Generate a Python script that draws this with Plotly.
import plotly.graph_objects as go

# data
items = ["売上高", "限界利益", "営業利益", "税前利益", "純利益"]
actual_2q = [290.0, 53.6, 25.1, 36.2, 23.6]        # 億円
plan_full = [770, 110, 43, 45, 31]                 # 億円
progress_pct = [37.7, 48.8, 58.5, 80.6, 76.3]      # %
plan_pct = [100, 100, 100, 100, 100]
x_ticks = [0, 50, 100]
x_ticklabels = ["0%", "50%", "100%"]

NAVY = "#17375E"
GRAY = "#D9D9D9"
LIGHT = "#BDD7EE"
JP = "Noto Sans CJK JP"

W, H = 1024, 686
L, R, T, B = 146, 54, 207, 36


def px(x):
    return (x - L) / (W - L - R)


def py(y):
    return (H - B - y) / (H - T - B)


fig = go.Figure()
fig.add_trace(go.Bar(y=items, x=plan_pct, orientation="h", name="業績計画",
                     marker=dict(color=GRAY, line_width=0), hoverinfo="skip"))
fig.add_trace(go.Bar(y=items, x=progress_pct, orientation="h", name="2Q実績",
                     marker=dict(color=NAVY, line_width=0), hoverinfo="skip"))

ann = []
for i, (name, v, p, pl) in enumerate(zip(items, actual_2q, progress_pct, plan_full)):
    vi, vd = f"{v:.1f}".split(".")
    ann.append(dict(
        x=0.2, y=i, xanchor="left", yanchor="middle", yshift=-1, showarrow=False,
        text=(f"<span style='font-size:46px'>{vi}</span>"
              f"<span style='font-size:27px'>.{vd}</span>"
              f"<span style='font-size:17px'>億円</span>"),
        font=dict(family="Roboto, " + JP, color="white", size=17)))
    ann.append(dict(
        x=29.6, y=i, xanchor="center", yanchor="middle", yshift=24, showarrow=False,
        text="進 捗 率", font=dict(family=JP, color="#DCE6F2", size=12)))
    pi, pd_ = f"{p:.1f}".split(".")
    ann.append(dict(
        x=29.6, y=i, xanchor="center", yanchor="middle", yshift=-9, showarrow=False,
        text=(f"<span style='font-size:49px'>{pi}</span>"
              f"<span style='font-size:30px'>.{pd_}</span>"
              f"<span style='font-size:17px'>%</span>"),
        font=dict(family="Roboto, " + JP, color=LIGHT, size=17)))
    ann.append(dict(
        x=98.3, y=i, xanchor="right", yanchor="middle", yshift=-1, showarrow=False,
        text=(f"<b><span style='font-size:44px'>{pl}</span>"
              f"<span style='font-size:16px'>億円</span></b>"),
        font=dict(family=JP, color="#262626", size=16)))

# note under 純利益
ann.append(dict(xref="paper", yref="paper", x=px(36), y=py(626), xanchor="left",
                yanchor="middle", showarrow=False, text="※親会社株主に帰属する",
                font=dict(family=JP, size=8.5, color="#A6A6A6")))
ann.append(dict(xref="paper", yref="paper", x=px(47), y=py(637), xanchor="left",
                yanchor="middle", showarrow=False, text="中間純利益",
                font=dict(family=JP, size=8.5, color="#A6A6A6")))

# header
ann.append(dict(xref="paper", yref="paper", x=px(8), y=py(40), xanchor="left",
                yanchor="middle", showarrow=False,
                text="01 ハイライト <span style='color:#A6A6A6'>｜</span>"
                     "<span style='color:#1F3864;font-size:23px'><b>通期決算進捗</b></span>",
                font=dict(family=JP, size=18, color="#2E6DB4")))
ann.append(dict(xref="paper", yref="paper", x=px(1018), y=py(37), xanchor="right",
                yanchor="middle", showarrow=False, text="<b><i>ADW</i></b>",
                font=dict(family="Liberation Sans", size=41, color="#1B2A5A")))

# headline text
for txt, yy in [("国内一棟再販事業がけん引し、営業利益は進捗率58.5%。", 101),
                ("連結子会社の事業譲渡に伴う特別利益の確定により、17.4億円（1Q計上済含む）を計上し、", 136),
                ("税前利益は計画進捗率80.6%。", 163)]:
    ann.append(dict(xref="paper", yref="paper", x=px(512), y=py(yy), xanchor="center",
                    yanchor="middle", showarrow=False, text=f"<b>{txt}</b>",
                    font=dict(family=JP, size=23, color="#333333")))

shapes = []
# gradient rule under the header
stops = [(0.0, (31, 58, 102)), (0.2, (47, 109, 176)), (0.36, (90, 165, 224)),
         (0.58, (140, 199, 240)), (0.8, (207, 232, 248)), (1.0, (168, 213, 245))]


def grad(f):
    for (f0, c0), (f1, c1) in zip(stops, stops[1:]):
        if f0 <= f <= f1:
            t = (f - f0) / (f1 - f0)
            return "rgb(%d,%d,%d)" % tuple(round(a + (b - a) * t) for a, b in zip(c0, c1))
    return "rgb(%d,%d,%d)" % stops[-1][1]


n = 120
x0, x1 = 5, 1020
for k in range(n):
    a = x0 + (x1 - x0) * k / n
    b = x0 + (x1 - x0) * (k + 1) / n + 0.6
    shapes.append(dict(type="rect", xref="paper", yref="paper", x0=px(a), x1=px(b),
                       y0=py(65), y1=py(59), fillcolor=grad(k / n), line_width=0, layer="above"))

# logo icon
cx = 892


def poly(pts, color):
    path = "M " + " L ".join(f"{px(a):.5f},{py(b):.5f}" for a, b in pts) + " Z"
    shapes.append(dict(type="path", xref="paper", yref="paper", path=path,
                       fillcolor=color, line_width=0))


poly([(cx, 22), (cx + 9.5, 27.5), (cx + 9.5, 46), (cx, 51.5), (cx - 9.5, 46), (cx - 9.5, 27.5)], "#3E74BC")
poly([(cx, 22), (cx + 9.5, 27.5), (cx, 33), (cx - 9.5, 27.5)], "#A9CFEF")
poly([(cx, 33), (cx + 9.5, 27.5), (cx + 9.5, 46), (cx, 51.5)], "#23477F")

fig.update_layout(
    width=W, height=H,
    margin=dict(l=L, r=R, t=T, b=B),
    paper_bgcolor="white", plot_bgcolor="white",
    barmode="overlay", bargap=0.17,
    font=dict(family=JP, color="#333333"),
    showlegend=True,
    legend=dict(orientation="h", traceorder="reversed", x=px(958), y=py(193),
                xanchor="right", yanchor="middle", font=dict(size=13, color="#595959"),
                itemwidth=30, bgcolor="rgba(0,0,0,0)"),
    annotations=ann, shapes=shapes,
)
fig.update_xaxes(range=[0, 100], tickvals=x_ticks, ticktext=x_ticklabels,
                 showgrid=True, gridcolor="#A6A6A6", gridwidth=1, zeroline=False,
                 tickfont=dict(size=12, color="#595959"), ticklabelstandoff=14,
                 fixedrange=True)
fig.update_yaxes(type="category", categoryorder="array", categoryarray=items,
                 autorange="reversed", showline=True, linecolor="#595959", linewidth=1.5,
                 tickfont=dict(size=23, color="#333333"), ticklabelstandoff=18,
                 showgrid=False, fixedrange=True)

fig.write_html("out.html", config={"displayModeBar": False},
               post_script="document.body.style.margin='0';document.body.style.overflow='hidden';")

What the task requires » Return nothing but the lines from the first line of the listing through the line with "import plotly.graph_objects as go", please, keeping every one of them unchanged.

Final result »
Generate a Python script that draws this with Plotly.
import plotly.graph_objects as go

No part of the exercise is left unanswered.